(Charts and diagrams as code)
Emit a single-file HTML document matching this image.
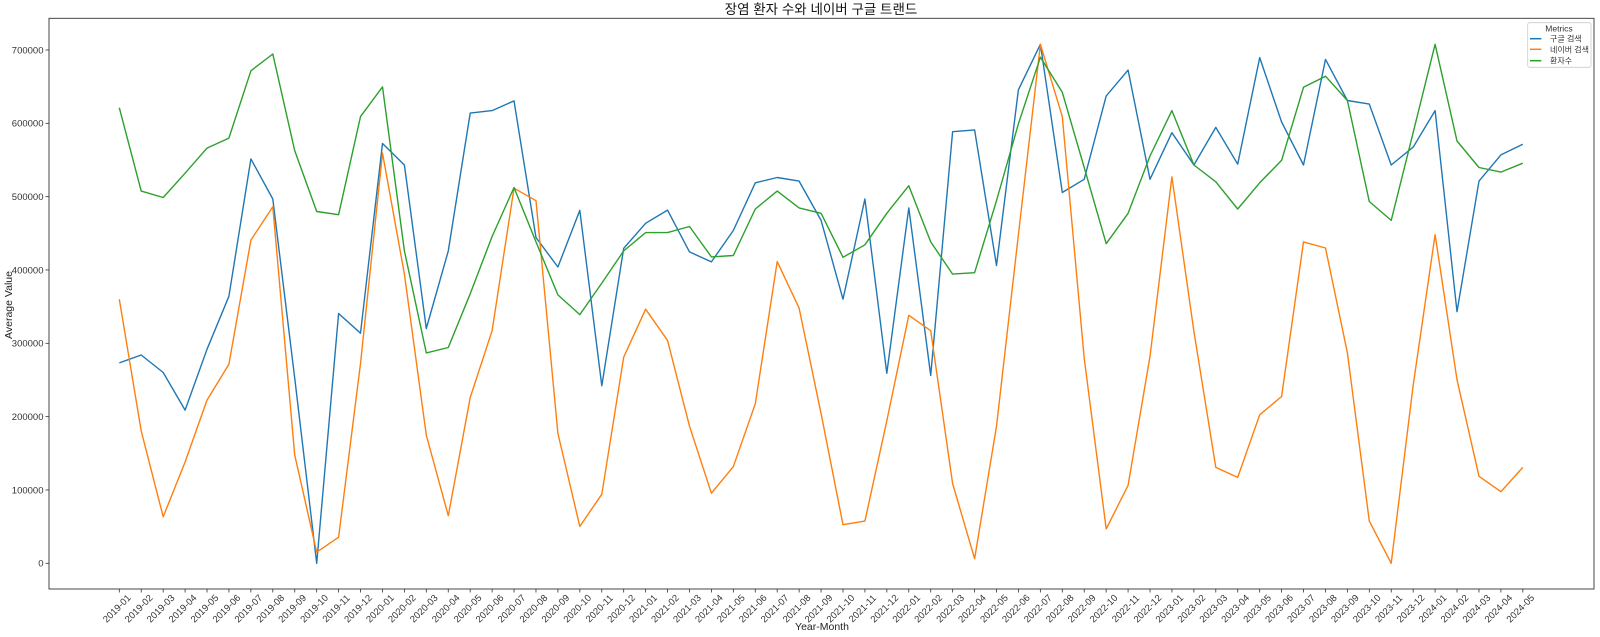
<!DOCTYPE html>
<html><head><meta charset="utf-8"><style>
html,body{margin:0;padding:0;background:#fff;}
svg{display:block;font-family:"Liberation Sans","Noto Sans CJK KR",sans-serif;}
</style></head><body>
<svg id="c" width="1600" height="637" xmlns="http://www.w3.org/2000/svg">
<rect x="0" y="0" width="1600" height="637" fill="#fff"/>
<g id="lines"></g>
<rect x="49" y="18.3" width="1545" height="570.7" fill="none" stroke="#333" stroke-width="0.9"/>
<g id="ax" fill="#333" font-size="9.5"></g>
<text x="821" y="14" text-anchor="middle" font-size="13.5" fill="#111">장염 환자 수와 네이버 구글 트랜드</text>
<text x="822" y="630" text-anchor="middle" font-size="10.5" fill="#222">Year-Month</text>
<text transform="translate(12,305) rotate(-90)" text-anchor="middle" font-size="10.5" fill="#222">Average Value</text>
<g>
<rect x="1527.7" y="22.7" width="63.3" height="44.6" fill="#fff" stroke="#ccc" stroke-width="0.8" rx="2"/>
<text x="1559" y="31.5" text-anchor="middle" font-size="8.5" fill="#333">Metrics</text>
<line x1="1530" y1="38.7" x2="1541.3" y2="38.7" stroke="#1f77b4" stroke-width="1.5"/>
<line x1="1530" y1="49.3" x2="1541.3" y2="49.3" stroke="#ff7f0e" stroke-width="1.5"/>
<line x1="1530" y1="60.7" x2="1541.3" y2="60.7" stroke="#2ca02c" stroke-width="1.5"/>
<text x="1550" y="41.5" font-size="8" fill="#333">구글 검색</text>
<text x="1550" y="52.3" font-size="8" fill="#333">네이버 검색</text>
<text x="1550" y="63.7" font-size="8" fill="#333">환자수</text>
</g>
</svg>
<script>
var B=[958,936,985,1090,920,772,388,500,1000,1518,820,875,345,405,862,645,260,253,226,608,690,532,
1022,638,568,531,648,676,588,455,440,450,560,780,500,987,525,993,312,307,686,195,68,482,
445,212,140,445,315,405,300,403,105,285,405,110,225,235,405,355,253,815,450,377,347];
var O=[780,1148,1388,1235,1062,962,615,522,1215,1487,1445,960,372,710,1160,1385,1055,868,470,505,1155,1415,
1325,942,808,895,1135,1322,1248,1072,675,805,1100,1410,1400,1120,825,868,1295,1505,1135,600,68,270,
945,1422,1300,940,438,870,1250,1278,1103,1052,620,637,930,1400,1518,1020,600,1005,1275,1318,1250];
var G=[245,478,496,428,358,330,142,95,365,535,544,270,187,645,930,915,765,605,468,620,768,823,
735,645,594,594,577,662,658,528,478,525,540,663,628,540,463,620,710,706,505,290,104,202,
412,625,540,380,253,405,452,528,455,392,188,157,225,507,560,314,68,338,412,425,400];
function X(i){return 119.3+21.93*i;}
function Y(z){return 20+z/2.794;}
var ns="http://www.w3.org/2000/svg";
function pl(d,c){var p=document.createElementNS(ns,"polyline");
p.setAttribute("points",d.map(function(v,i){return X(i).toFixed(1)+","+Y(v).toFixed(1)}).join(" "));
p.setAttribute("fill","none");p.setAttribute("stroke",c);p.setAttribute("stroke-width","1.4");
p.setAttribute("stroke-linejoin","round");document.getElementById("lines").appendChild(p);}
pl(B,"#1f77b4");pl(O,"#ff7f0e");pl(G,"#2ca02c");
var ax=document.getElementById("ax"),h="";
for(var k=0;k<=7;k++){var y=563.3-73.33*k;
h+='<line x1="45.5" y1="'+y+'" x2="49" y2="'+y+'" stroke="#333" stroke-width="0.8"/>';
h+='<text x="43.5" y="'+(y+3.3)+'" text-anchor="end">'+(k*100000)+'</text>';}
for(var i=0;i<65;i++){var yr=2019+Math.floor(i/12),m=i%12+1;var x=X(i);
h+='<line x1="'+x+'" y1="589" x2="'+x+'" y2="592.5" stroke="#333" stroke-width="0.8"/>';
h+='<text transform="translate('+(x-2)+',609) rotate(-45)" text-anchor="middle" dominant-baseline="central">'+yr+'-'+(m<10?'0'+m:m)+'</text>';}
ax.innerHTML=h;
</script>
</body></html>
...
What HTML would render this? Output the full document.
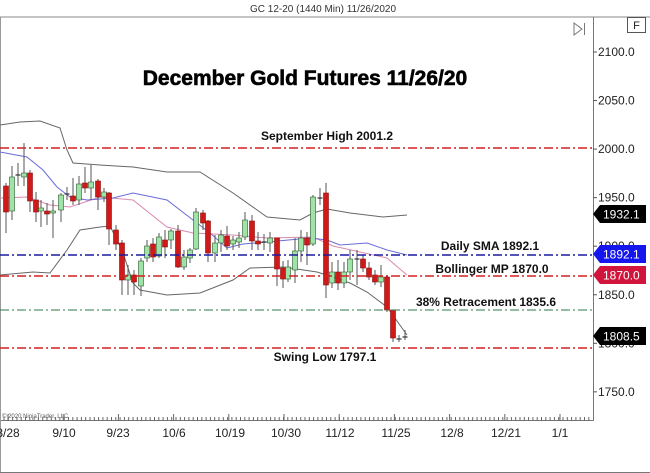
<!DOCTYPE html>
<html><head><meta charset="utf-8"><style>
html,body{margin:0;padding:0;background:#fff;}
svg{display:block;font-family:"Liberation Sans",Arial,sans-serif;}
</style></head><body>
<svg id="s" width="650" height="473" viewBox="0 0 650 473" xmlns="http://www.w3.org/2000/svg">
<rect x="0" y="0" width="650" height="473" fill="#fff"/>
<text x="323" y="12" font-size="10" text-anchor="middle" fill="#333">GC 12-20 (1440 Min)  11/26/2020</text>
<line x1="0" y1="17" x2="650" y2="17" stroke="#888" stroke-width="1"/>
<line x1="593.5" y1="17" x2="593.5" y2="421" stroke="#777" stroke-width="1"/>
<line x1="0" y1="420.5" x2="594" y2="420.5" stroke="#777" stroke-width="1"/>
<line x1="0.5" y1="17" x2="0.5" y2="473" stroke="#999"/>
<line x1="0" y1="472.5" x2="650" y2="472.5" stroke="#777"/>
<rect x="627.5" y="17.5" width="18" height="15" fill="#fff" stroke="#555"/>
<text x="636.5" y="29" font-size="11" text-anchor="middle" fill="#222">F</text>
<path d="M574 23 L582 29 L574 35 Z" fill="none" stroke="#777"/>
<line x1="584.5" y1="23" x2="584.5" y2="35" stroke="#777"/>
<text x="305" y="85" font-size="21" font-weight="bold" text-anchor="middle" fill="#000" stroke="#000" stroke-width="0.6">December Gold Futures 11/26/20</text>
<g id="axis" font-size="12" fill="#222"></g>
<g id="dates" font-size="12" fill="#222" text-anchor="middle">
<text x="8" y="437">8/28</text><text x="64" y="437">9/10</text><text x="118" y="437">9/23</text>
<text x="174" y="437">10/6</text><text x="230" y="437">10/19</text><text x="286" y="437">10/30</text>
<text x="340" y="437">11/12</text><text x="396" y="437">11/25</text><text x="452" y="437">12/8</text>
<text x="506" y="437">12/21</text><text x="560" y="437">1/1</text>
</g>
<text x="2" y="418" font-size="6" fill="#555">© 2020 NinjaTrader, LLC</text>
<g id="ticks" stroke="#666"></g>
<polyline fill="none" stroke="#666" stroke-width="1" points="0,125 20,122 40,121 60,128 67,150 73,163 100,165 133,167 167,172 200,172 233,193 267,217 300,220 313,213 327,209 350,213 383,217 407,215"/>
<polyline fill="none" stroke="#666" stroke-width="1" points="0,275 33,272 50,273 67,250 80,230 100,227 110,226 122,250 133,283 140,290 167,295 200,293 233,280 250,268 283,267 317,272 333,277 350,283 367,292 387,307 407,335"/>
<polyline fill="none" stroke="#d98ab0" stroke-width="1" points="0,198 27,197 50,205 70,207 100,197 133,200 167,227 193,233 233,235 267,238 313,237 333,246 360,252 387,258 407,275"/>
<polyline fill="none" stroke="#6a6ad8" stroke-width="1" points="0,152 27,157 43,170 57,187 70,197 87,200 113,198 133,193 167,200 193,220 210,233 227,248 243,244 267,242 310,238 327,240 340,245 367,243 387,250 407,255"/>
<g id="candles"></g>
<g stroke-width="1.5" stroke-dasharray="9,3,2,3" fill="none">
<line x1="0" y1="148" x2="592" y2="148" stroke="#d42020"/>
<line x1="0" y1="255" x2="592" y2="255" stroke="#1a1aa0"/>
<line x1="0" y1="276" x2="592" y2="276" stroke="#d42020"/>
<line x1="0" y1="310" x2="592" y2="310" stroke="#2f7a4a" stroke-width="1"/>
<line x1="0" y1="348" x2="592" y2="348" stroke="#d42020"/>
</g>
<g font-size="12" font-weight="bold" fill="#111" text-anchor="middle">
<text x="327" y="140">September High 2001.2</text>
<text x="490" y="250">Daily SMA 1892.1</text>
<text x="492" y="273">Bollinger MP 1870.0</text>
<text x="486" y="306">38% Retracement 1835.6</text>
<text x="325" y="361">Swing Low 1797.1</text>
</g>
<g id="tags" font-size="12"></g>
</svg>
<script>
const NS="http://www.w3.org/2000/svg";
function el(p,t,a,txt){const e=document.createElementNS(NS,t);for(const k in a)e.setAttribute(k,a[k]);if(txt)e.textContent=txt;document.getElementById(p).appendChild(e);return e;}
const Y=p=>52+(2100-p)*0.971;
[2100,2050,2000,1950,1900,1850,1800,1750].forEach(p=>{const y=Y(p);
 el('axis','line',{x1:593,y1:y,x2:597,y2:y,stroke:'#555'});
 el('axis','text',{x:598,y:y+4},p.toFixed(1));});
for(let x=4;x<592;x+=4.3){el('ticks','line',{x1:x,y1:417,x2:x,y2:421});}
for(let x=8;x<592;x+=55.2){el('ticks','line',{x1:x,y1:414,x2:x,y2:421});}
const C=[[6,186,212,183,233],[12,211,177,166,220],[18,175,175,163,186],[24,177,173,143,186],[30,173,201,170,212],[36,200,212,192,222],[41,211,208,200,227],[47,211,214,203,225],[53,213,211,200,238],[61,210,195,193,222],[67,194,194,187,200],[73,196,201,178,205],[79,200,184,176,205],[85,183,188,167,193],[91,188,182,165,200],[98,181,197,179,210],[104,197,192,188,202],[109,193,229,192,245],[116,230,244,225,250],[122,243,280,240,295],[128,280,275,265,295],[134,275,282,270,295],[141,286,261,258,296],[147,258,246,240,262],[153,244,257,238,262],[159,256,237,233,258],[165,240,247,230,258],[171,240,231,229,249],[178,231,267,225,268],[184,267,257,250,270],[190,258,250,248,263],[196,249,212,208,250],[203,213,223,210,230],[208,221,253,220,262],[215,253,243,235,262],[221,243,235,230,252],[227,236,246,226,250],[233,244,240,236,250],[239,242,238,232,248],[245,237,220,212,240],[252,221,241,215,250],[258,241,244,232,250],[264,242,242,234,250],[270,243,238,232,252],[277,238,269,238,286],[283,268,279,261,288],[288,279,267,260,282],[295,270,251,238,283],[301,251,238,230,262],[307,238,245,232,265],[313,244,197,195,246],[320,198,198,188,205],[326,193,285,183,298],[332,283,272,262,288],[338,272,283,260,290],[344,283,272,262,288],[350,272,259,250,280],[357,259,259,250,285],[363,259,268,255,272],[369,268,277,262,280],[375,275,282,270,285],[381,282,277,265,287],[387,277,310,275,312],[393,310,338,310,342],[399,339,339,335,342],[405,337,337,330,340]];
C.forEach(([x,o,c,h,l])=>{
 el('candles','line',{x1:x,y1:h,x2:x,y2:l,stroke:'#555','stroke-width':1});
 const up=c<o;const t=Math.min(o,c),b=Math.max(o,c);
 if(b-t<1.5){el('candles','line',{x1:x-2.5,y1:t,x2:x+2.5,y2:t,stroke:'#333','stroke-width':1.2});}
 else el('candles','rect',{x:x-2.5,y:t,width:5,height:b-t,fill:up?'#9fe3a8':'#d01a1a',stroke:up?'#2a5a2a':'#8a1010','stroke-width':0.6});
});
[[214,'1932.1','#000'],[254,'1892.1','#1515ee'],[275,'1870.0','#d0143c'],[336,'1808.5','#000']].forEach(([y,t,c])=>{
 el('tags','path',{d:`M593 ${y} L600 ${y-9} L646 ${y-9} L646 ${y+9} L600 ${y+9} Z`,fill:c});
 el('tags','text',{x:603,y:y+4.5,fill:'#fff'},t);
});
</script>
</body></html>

Problem description
From the entries above, collect every line with the string "this" in it.

Answer for the task
Emit a single-file HTML document matching this image.
What HTML would render this? Output the full document.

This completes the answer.